Processing messages in Batches
steffi Oct 24, 2009 11:38 PMCurrently every message I take off the queue results in an insert/commit to the database. The idea is to limit these by processing the messages in batches and using JDBC batch updates to limit the number of commits to the database. Whenever you process things in batches that are coming from some input sometimes you don't want partial batches to have to wait before messages that make it a full batch to arrive. Therefore you implement some kind of timer such that if enough time as passed and a message hasn't arrived and your batch is still not full then you flush your batch. I'm keen to get feedback on this approach. Here's what I currently do and it's probably excessive.

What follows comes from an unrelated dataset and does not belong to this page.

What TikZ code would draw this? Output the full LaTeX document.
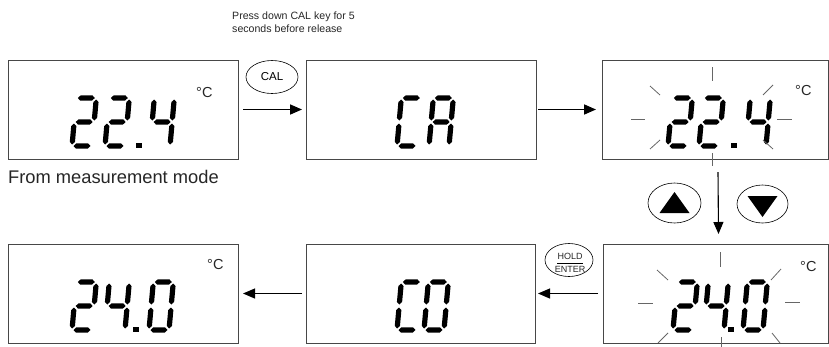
\documentclass[tikz,border=0pt]{standalone}
\usepackage{fontspec}
\setmainfont{Liberation Sans}
\usetikzlibrary{arrows.meta,shapes.geometric}
\def\segHW{2.6}
\newcommand\hseg[3]{\fill (#1,#2) -- ++(\segHW,-\segHW) -- ++({#3-2*\segHW},0) -- ++(\segHW,\segHW) -- ++(-\segHW,\segHW) -- ++({-#3+2*\segHW},0) -- cycle;}
\newcommand\vseg[3]{\fill (#1,#2) -- ++(\segHW,\segHW) -- ++(0,{#3-2*\segHW}) -- ++(-\segHW,\segHW) -- ++(-\segHW,-\segHW) -- ++(0,{-#3+2*\segHW}) -- cycle;}
\newcommand\segA{\hseg{1.5}{-48}{17}}
\newcommand\segG{\hseg{1.5}{-24}{17}}
\newcommand\segD{\hseg{1.5}{0}{17}}
\newcommand\segF{\vseg{0}{-46.5}{21}}
\newcommand\segB{\vseg{20}{-46.5}{21}}
\newcommand\segE{\vseg{0}{-22.5}{21}}
\newcommand\segC{\vseg{20}{-22.5}{21}}
\newcommand\dTwo{\segA\segB\segG\segE\segD}
\newcommand\dFour{\segF\segG\segB\segC}
\newcommand\dZero{\segA\segB\segC\segD\segE\segF}
\newcommand\dC{\segA\segF\segE\segD}
\newcommand\dA{\segA\segB\segC\segE\segF\segG}
\newcommand\lcdigit[3]{\begin{scope}[shift={(#1,#2)},xslant=0.09]#3\end{scope}}
\newcommand\lcddot[2]{\fill (#1-2.6,#2-1.8) rectangle (#1+2.6,#2+3.4);}
\begin{document}
\begin{tikzpicture}[x=1pt,y=-1pt,
  lcd/.style={draw=black!72, line width=0.9pt, minimum height=99pt, inner sep=0pt, outer sep=0pt},
  arr/.style={-{Triangle[length=12pt,width=10pt]}, line width=1.7pt},
  arrthin/.style={-{Triangle[length=12pt,width=10pt]}, line width=1.1pt},
  ray/.style={draw=black!60, line width=0.8pt},
  key/.style={ellipse, draw, line width=0.6pt, inner sep=0pt},
  lbl/.style={inner sep=0pt, text=black!85}]
\useasboundingbox (0,0) rectangle (829,346);
% boxes
\node[lcd, minimum width=230pt] (b1) at (123,109.5) {};
\node[lcd, minimum width=230pt] (b2) at (421,109.5) {};
\node[lcd, minimum width=226pt] (b3) at (715,109.5) {};
\node[lcd, minimum width=230pt] (b4) at (123,293.5) {};
\node[lcd, minimum width=229pt] (b5) at (420.5,293.5) {};
\node[lcd, minimum width=225pt] (b6) at (715.5,293.5) {};
% texts
\node[lbl, anchor=base west, font=\fontsize{10.6}{12}\selectfont] (press1) at (232,19.5) {Press down CAL key for 5};
\node[lbl, anchor=base west, font=\fontsize{10.6}{12}\selectfont] (press2) at (232,32.5) {seconds before release};
\node[lbl, anchor=base west, font=\fontsize{18.3}{21}\selectfont] (from) at (8,183) {From measurement mode};
\node[lbl, anchor=base west, font=\fontsize{14.5}{17}\selectfont] (c1) at (196,97) {°C};
\node[lbl, anchor=base west, font=\fontsize{14.5}{17}\selectfont] (c3) at (795,95) {°C};
\node[lbl, anchor=base west, font=\fontsize{14.5}{17}\selectfont] (c4) at (207,269) {°C};
\node[lbl, anchor=base west, font=\fontsize{14.5}{17}\selectfont] (c6) at (800,271) {°C};
% keys
\node[key, minimum width=52pt, minimum height=33pt, font=\fontsize{11.5}{13}\selectfont] (cal) at (272,77) {CAL};
\node[key, minimum width=48pt, minimum height=33pt] (hold) at (569,260) {};
\node[lbl, font=\fontsize{9}{10}\selectfont] (holdt) at (570,256) {HOLD};
\node[lbl, font=\fontsize{9}{10}\selectfont] (entert) at (570,269) {ENTER};
\draw[line width=0.6pt] ([shift={(-12pt,-3pt)}]hold.center) -- ([shift={(14pt,-3pt)}]hold.center);
\node[key, minimum width=53pt, minimum height=40pt] (up) at (674.5,203) {};
\node[key, minimum width=51pt, minimum height=38pt] (down) at (762.5,204) {};
\fill ([yshift=11pt]up.center) -- ([shift={(15pt,-10pt)}]up.center) -- ([shift={(-15pt,-10pt)}]up.center) -- cycle;
\fill ([yshift=-13pt]down.center) -- ([shift={(15pt,8pt)}]down.center) -- ([shift={(-15pt,8pt)}]down.center) -- cycle;
% arrows
\draw[arr] ([xshift=5pt]b1.east) -- ([xshift=-4pt]b2.west);
\draw[arr] ([xshift=2pt]b2.east) -- ([xshift=-6pt]b3.west);
\draw[arrthin] ([xshift=3pt,yshift=-13pt]b3.south) -- ([xshift=3pt,yshift=10pt]b6.north);
\draw[arrthin] ([xshift=-5pt]b6.west) -- ([xshift=3pt]b5.east);
\draw[arrthin] ([xshift=-4pt]b5.west) -- ([xshift=5pt]b4.east);
% digits box1
\lcdigit{72}{146}{\dTwo}
\lcdigit{105}{146}{\dTwo}
\lcddot{139}{145}
\lcdigit{150}{146}{\dFour}
% box2
\lcdigit{397}{146}{\dC}
\lcdigit{429}{146}{\dA}
% box3
\lcdigit{668}{146}{\dTwo}
\lcdigit{699}{146}{\dTwo}
\lcddot{734}{145}
\lcdigit{746}{146}{\dFour}
% box4
\lcdigit{72}{330}{\dTwo}
\lcdigit{105}{330}{\dFour}
\lcddot{136}{329}
\lcdigit{149}{330}{\dZero}
% box5
\lcdigit{397}{330}{\dC}
\lcdigit{424}{330}{\dZero}
% box6
\lcdigit{673}{330}{\dTwo}
\lcdigit{704}{330}{\dFour}
\lcddot{731}{329}
\lcdigit{743}{330}{\dZero}
% rays box3
\draw[ray] (712,67) -- (712,81);
\draw[ray] (650,86) -- (660,95);
\draw[ray] (631,119) -- (645,119);
\draw[ray] (650,149) -- (660,140);
\draw[ray] (712,153) -- (712,166);
\draw[ray] (763,140) -- (773,149);
\draw[ray] (777,119) -- (792,119);
\draw[ray] (763,95) -- (773,85);
% rays box6
\draw[ray] (720,252) -- (720,267);
\draw[ray] (657,270) -- (668,280);
\draw[ray] (638,303) -- (653,303);
\draw[ray] (658,343) -- (668,333);
\draw[ray] (721,337) -- (721,348);
\draw[ray] (772,333) -- (780,343);
\draw[ray] (785,302) -- (800,302);
\draw[ray] (771,280) -- (781,269);
\end{tikzpicture}
\end{document}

In order to process things in batch I simply put them in a list until the mod my batch size with the size of the list is 0. That's when I flush my batch by calling processBatch which cycles thru and causes a JDBC batch update to occur.
Whenever I receive a message I start a ScheduledExecutor that will flush the batch (regardless of it's size) in 10 seconds. If no message arrives in 10 seconds the partial batch will be flushed. In order to prevent the execution of many of these for every message I receive if I notice that the time b/w when I created my scheduled task and the time when the next message arrives is say less than 1 seconds (suggesting I'm seeing a burst of messages) then I simply cancel the scheduledtask because it's very likely that enough messages that will make up a full batch will arrive in order to flush the batch. Anytime I have received enough messages that take me into a full batch I immediately cancel the scheduled task because I now have a full batch and don't need to rely on the schedule task for it to be flushed.
Anyway I think you get the idea. The general idea is to be able to still process messages relatively quickly when the incoming rate is slow but yet still optimally minimize database activity when the rate is fast.
Is there a better way to accomplish these objectives?
Flushing the messages entails performing a JDBC update and also acknowledging the last message in the batch since that implicitly acknowledges all prior unacknowledge messages.